In this article
Deutsche Bank shares slid Friday while the cost of insuring against its default spiked, as the German lender was engulfed by market panic about the stability of the European banking sector.
However, many analysts were left scratching their heads as to why the bank, which has posted 10 consecutive quarters of profit and boasts strong capital and solvency positions, had become the next target of a market seemingly in «seek and destroy» mode.
The emergency rescue of Credit Suisse by UBS, in the wake of the collapse of U.S.-based Silicon Valley Bank, has triggered contagion concern among investors, which was deepened by further monetary policy tightening from the U.S. Federal Reserve on Wednesday.
Central banks and regulators had hoped that the Credit Suisse rescue deal, brokered by Swiss authorities, would help calm investor jitters about the stability of Europe's banks.
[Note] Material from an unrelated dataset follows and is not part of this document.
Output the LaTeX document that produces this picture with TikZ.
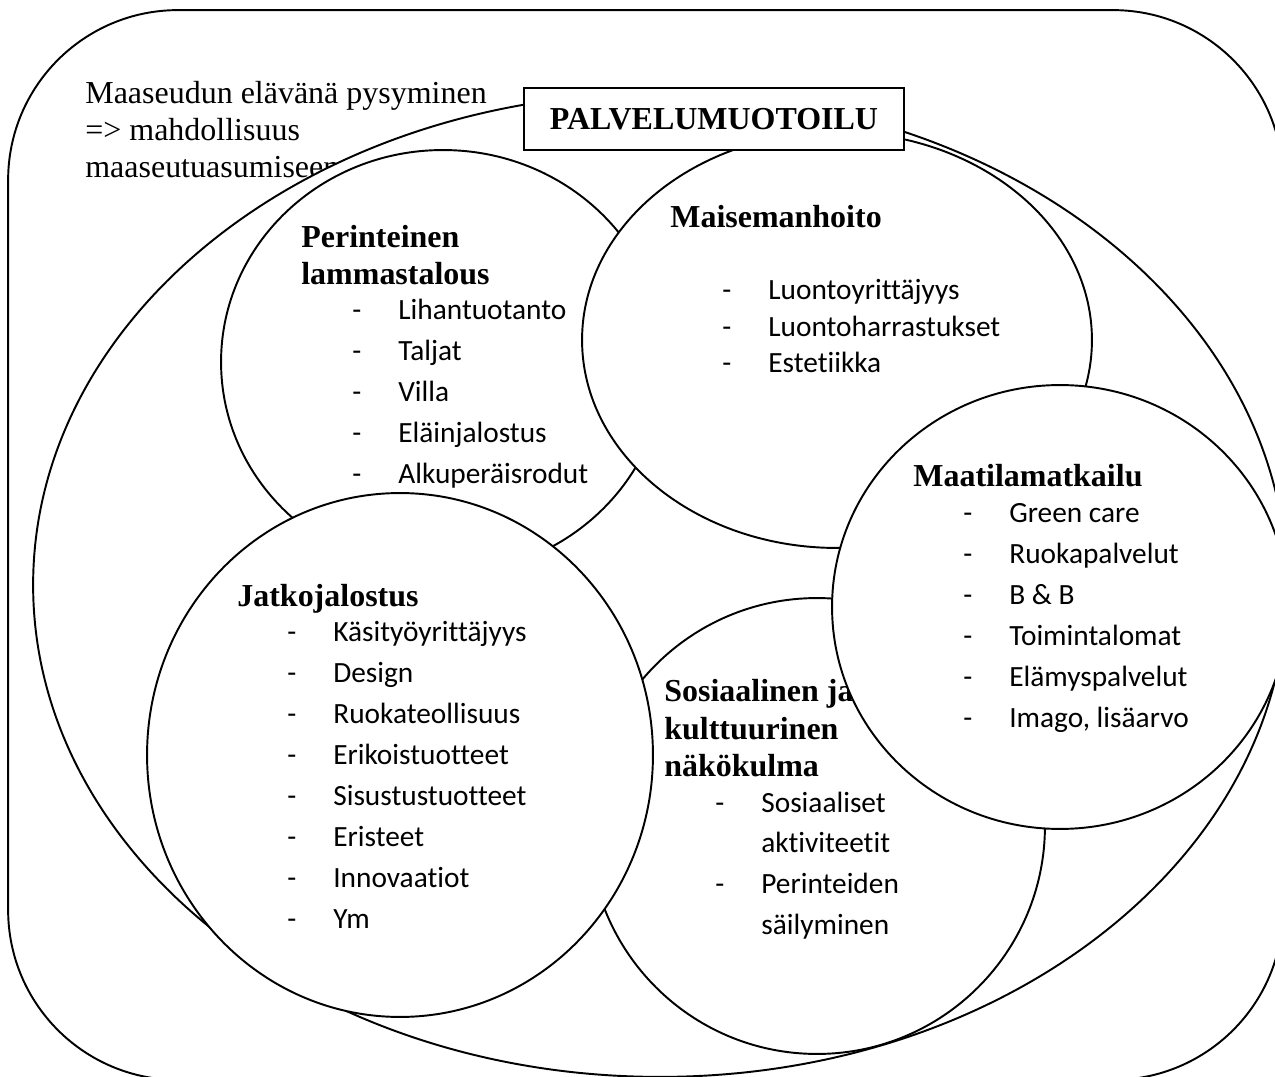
\documentclass[tikz,border=0pt]{standalone}
\usepackage{fontspec}
\setmainfont{Liberation Serif}
\newfontfamily\calibri[Ligatures={NoCommon}]{Carlito}
\usepackage{tikz}
\usetikzlibrary{shapes.geometric}

\newcommand{\lista}[1]{\begin{tabular}[t]{@{}p{0.92cm}@{}l@{}}#1\end{tabular}}
\newcommand{\rivit}[1]{\begin{tabular}[t]{@{}l@{}}#1\end{tabular}}

\tikzset{
  alue/.style={shape=ellipse, draw=black, fill=white, line width=1.1pt, inner sep=0pt},
  otsikko/.style={anchor=base west, inner sep=0pt, font=\bfseries\fontsize{18.2}{21}\selectfont},
  kohdat/.style={anchor=base west, inner sep=0pt, font=\calibri\fontsize{16.7}{23.3}\selectfont}
}

\begin{document}
\begin{tikzpicture}[x=0.02cm, y=-0.02cm]
     \useasboundingbox (0,0) rectangle (1275,1077);
     \clip (0,0) rectangle (1275,1077);

     \node[draw=black, line width=1.1pt, rounded corners=3.4cm, minimum width=25.5cm, minimum height=21.4cm] (kehys) at (645.5,545) {};
     \node[anchor=base west, inner sep=0pt, font=\fontsize{18.2}{20.8}\selectfont] (tausta) at (85,104) {\rivit{Maaseudun elävänä pysyminen\\=> mahdollisuus\\maaseutuasumiseen}};

     \node[alue, minimum width=25.08cm, minimum height=19.68cm] (maaseutu) at (660,585) {};

     \node[alue, minimum width=8.88cm, minimum height=8.48cm] (perinne) at (443,362) {};
     \node[otsikko] (perinneots) at (301,248) {\rivit{Perinteinen\\lammastalous}};
     \node[kohdat] (perinnelista) at (352,320) {\lista{- & Lihantuotanto\\ - & Taljat\\ - & Villa\\ - & Eläinjalostus\\ - & Alkuperäisrodut}};

     \node[alue, minimum width=10.2cm, minimum height=8.32cm] (maisema) at (837,340) {};
     \node[otsikko] (maisemaots) at (670,228) {Maisemanhoito};
     \node[kohdat, font=\calibri\fontsize{16.7}{20.5}\selectfont] (maisemalista) at (722,300) {\lista{- & Luontoyrittäjyys\\ - & Luontoharrastukset\\ - & Estetiikka}};

     \node[alue, minimum width=9.12cm, minimum height=9.12cm] (sosiaali) at (817,826) {};
     \node[otsikko, font=\bfseries\fontsize{18.2}{21.3}\selectfont] (sosiaaliots) at (664,702) {\rivit{Sosiaalinen ja\\kulttuurinen\\näkökulma}};
     \node[kohdat] (sosiaalilista) at (715,812) {\lista{- & Sosiaaliset\\ & aktiviteetit\\ - & Perinteiden\\ & säilyminen}};

     \node[alue, minimum width=10.12cm, minimum height=10.48cm] (jatko) at (400,755) {};
     \node[otsikko] (jatkoots) at (237,607) {Jatkojalostus};
     \node[kohdat] (jatkolista) at (287,642) {\lista{- & Käsityöyrittäjyys\\ - & Design\\ - & Ruokateollisuus\\ - & Erikoistuotteet\\ - & Sisustustuotteet\\ - & Eristeet\\ - & Innovaatiot\\ - & Ym}};

     \node[alue, minimum width=9.12cm, minimum height=8.88cm] (matkailu) at (1060,607) {};
     \node[otsikko] (matkailuots) at (913,487) {Maatilamatkailu};
     \node[kohdat] (matkailulista) at (963,523) {\lista{- & Green care\\ - & Ruokapalvelut\\ - & B \& B\\ - & Toimintalomat\\ - & Elämyspalvelut\\ - & Imago, lisäarvo}};

     \node[draw=black, fill=white, line width=1.1pt, minimum width=7.6cm, minimum height=1.24cm, font=\bfseries\fontsize{18.2}{21}\selectfont] (palvelu) at (714,119) {PALVELUMUOTOILU};
\end{tikzpicture}
\end{document}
But the fall of the 167-year-old Swiss institution, and the upending of creditor hierarchy rules to wipe out 16 billion Swiss francs ($17.4 billion) of Credit Suisse's additional tier-one (AT1) bonds, left the market unconvinced that the deal would be sufficient to contain the stresses in the sector.
Deutsche Bank underwent a multibillion euro restructure in recent years aimed at reducing costs and improving profitability. The lender recorded annual net income of 5 billion euros ($5.4 billion) in 2022, up 159% from the previous year.
Its CET1 ratio — a measure of bank solvency — came in at 13.4% at the end of 2022, while its liquidity coverage ratio was 142% and its net stable funding ratio stood at 119%. These figures would not indicate that there is any cause for concern about the bank's solvency or liquidity position.